**WHAT TO WORK ON**
Reproduce the listing below character for character; drop every image.

_ _ _ _

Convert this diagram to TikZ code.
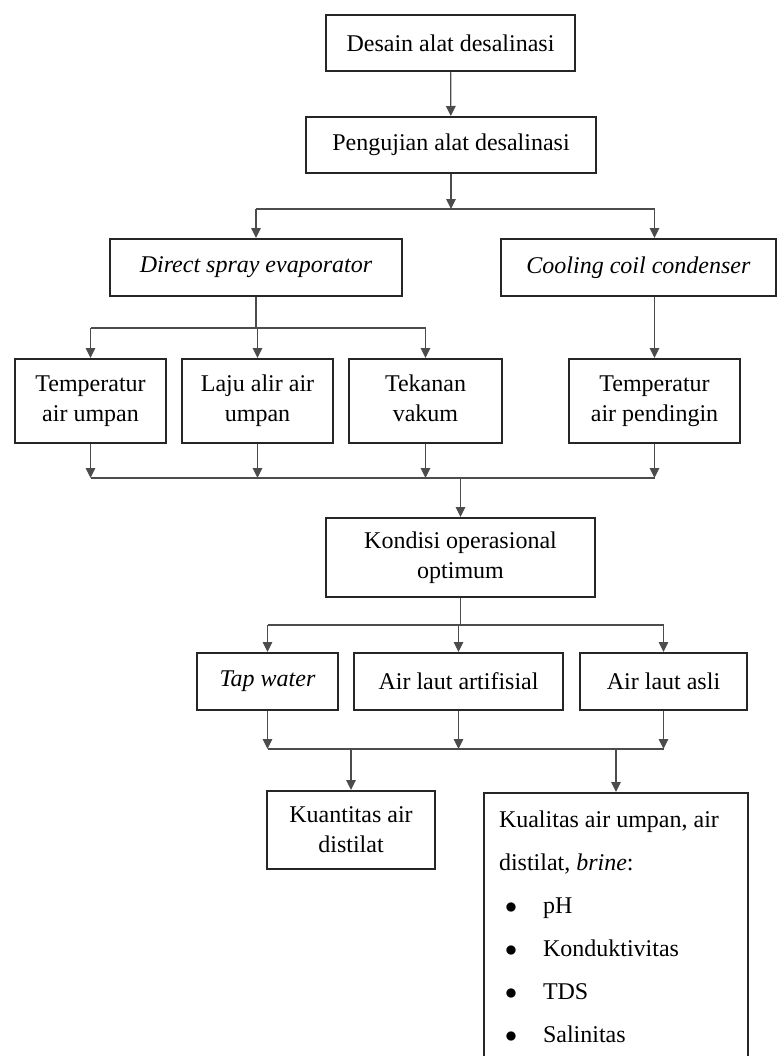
\documentclass[tikz,border=0pt]{standalone}
\usepackage{fontspec}
\setmainfont{Liberation Serif}
\usetikzlibrary{arrows.meta}

\begin{document}
\begin{tikzpicture}[x=0.5pt,y=-0.5pt]
\tikzstyle{box}=[draw=black!85,line width=1pt,align=center,inner sep=0pt,font=\fontsize{12}{15}\selectfont]
\tikzstyle{link}=[draw=black!70,line width=0.6pt]
\tikzstyle{arr}=[link,-{Triangle[length=5pt,width=4.8pt]}]
\newcommand{\dotitem}{\makebox[22pt][l]{\hspace{3pt}\ensuremath{\bullet}}}
\useasboundingbox (0,0) rectangle (778,1056);
\clip (0,0) rectangle (778,1056);
\node[box,minimum width=124.5pt,minimum height=28pt] (desain) at (450.5,43) {Desain alat desalinasi};
\node[box,minimum width=145pt,minimum height=28pt] (uji) at (451,145) {Pengujian alat desalinasi};
\node[box,minimum width=146pt,minimum height=28.5pt] (dse) at (256,267.5) {\textit{Direct spray evaporator}};
\node[box,minimum width=137.5pt,minimum height=28.5pt] (ccc) at (638.5,267.5) {\textit{Cooling coil condenser}};
\node[box,minimum width=75.5pt,minimum height=42pt] (tau) at (90.5,401) {Temperatur\\air umpan};
\node[box,minimum width=75.5pt,minimum height=42pt] (laju) at (257.5,401) {Laju alir air\\umpan};
\node[box,minimum width=76.5pt,minimum height=42pt] (tek) at (425.5,401) {Tekanan\\vakum\vphantom{p}};
\node[box,minimum width=85.5pt,minimum height=42pt] (tpd) at (654.5,401) {Temperatur\\air pendingin};
\node[box,minimum width=134.5pt,minimum height=39.5pt] (kon) at (460.5,557.5) {Kondisi operasional\\optimum};
\node[box,minimum width=70.5pt,minimum height=28.5pt] (tap) at (267.5,681.5) {\textit{Tap water}};
\node[box,minimum width=104.5pt,minimum height=28.5pt] (art) at (458.5,681.5) {Air laut artifisial};
\node[box,minimum width=83.5pt,minimum height=28.5pt] (asli) at (663.5,681.5) {Air laut asli};
\node[box,minimum width=84pt,minimum height=39pt] (kuan) at (351,830) {Kuantitas air\\distilat};
\node[box,anchor=north west,align=flush left,text width=117pt,inner xsep=7.5pt,inner ysep=9pt,
  font=\fontsize{12}{21.5}\selectfont] (kual) at (483,792)
  {Kualitas air umpan, air\\distilat, \textit{brine}:\\
   \dotitem pH\\
   \dotitem Konduktivitas\\
   \dotitem TDS\\
   \dotitem Salinitas};
\coordinate (j1) at (451,209);
\coordinate (j2) at (256,328);
\coordinate (j3) at (460.5,478);
\coordinate (j4) at (460.5,625);
\coordinate (j5) at (458.5,749);
\draw[arr] (desain) -- (uji);
\draw[arr] (uji) -- (j1);
\draw[link] (j1 -| dse) -- (j1 -| tpd);
\draw[arr] (j1 -| dse) -- (dse);
\draw[arr] (j1 -| tpd) -- (tpd |- ccc.north);
\draw[link] (dse) -- (j2);
\draw[link] (j2 -| tau) -- (j2 -| tek);
\draw[arr] (j2 -| tau) -- (tau);
\draw[arr] (j2 -| laju) -- (laju);
\draw[arr] (j2 -| tek) -- (tek);
\draw[arr] (ccc.south -| tpd) -- (tpd);
\draw[arr] (tau) -- (tau |- j3);
\draw[arr] (laju) -- (laju |- j3);
\draw[arr] (tek) -- (tek |- j3);
\draw[arr] (tpd) -- (tpd |- j3);
\draw[link] (tau |- j3) -- (tpd |- j3);
\draw[arr] (j3) -- (kon);
\draw[link] (kon) -- (j4);
\draw[link] (j4 -| tap) -- (j4 -| asli);
\draw[arr] (j4 -| tap) -- (tap);
\draw[arr] (j4 -| art) -- (art);
\draw[arr] (j4 -| asli) -- (asli);
\draw[arr] (tap) -- (tap |- j5);
\draw[arr] (art) -- (art |- j5);
\draw[arr] (asli) -- (asli |- j5);
\draw[link] (tap |- j5) -- (asli |- j5);
\draw[arr] (j5 -| kuan) -- (kuan);
\draw[arr] (j5 -| kual) -- (kual);
\end{tikzpicture}
\end{document}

_ _ _ _

**WRITTEN SOLUTION**
Convert this diagram to TikZ code.
\documentclass[tikz,border=0pt]{standalone}
\usepackage{fontspec}
\setmainfont{Liberation Serif}
\usetikzlibrary{arrows.meta}

\begin{document}
\begin{tikzpicture}[x=0.5pt,y=-0.5pt]
\tikzstyle{box}=[draw=black!85,line width=1pt,align=center,inner sep=0pt,font=\fontsize{12}{15}\selectfont]
\tikzstyle{link}=[draw=black!70,line width=0.6pt]
\tikzstyle{arr}=[link,-{Triangle[length=5pt,width=4.8pt]}]
\newcommand{\dotitem}{\makebox[22pt][l]{\hspace{3pt}\ensuremath{\bullet}}}
\useasboundingbox (0,0) rectangle (778,1056);
\clip (0,0) rectangle (778,1056);
\node[box,minimum width=124.5pt,minimum height=28pt] (desain) at (450.5,43) {Desain alat desalinasi};
\node[box,minimum width=145pt,minimum height=28pt] (uji) at (451,145) {Pengujian alat desalinasi};
\node[box,minimum width=146pt,minimum height=28.5pt] (dse) at (256,267.5) {\textit{Direct spray evaporator}};
\node[box,minimum width=137.5pt,minimum height=28.5pt] (ccc) at (638.5,267.5) {\textit{Cooling coil condenser}};
\node[box,minimum width=75.5pt,minimum height=42pt] (tau) at (90.5,401) {Temperatur\\air umpan};
\node[box,minimum width=75.5pt,minimum height=42pt] (laju) at (257.5,401) {Laju alir air\\umpan};
\node[box,minimum width=76.5pt,minimum height=42pt] (tek) at (425.5,401) {Tekanan\\vakum\vphantom{p}};
\node[box,minimum width=85.5pt,minimum height=42pt] (tpd) at (654.5,401) {Temperatur\\air pendingin};
\node[box,minimum width=134.5pt,minimum height=39.5pt] (kon) at (460.5,557.5) {Kondisi operasional\\optimum};
\node[box,minimum width=70.5pt,minimum height=28.5pt] (tap) at (267.5,681.5) {\textit{Tap water}};
\node[box,minimum width=104.5pt,minimum height=28.5pt] (art) at (458.5,681.5) {Air laut artifisial};
\node[box,minimum width=83.5pt,minimum height=28.5pt] (asli) at (663.5,681.5) {Air laut asli};
\node[box,minimum width=84pt,minimum height=39pt] (kuan) at (351,830) {Kuantitas air\\distilat};
\node[box,anchor=north west,align=flush left,text width=117pt,inner xsep=7.5pt,inner ysep=9pt,
  font=\fontsize{12}{21.5}\selectfont] (kual) at (483,792)
  {Kualitas air umpan, air\\distilat, \textit{brine}:\\
   \dotitem pH\\
   \dotitem Konduktivitas\\
   \dotitem TDS\\
   \dotitem Salinitas};
\coordinate (j1) at (451,209);
\coordinate (j2) at (256,328);
\coordinate (j3) at (460.5,478);
\coordinate (j4) at (460.5,625);
\coordinate (j5) at (458.5,749);
\draw[arr] (desain) -- (uji);
\draw[arr] (uji) -- (j1);
\draw[link] (j1 -| dse) -- (j1 -| tpd);
\draw[arr] (j1 -| dse) -- (dse);
\draw[arr] (j1 -| tpd) -- (tpd |- ccc.north);
\draw[link] (dse) -- (j2);
\draw[link] (j2 -| tau) -- (j2 -| tek);
\draw[arr] (j2 -| tau) -- (tau);
\draw[arr] (j2 -| laju) -- (laju);
\draw[arr] (j2 -| tek) -- (tek);
\draw[arr] (ccc.south -| tpd) -- (tpd);
\draw[arr] (tau) -- (tau |- j3);
\draw[arr] (laju) -- (laju |- j3);
\draw[arr] (tek) -- (tek |- j3);
\draw[arr] (tpd) -- (tpd |- j3);
\draw[link] (tau |- j3) -- (tpd |- j3);
\draw[arr] (j3) -- (kon);
\draw[link] (kon) -- (j4);
\draw[link] (j4 -| tap) -- (j4 -| asli);
\draw[arr] (j4 -| tap) -- (tap);
\draw[arr] (j4 -| art) -- (art);
\draw[arr] (j4 -| asli) -- (asli);
\draw[arr] (tap) -- (tap |- j5);
\draw[arr] (art) -- (art |- j5);
\draw[arr] (asli) -- (asli |- j5);
\draw[link] (tap |- j5) -- (asli |- j5);
\draw[arr] (j5 -| kuan) -- (kuan);
\draw[arr] (j5 -| kual) -- (kual);
\end{tikzpicture}
\end{document}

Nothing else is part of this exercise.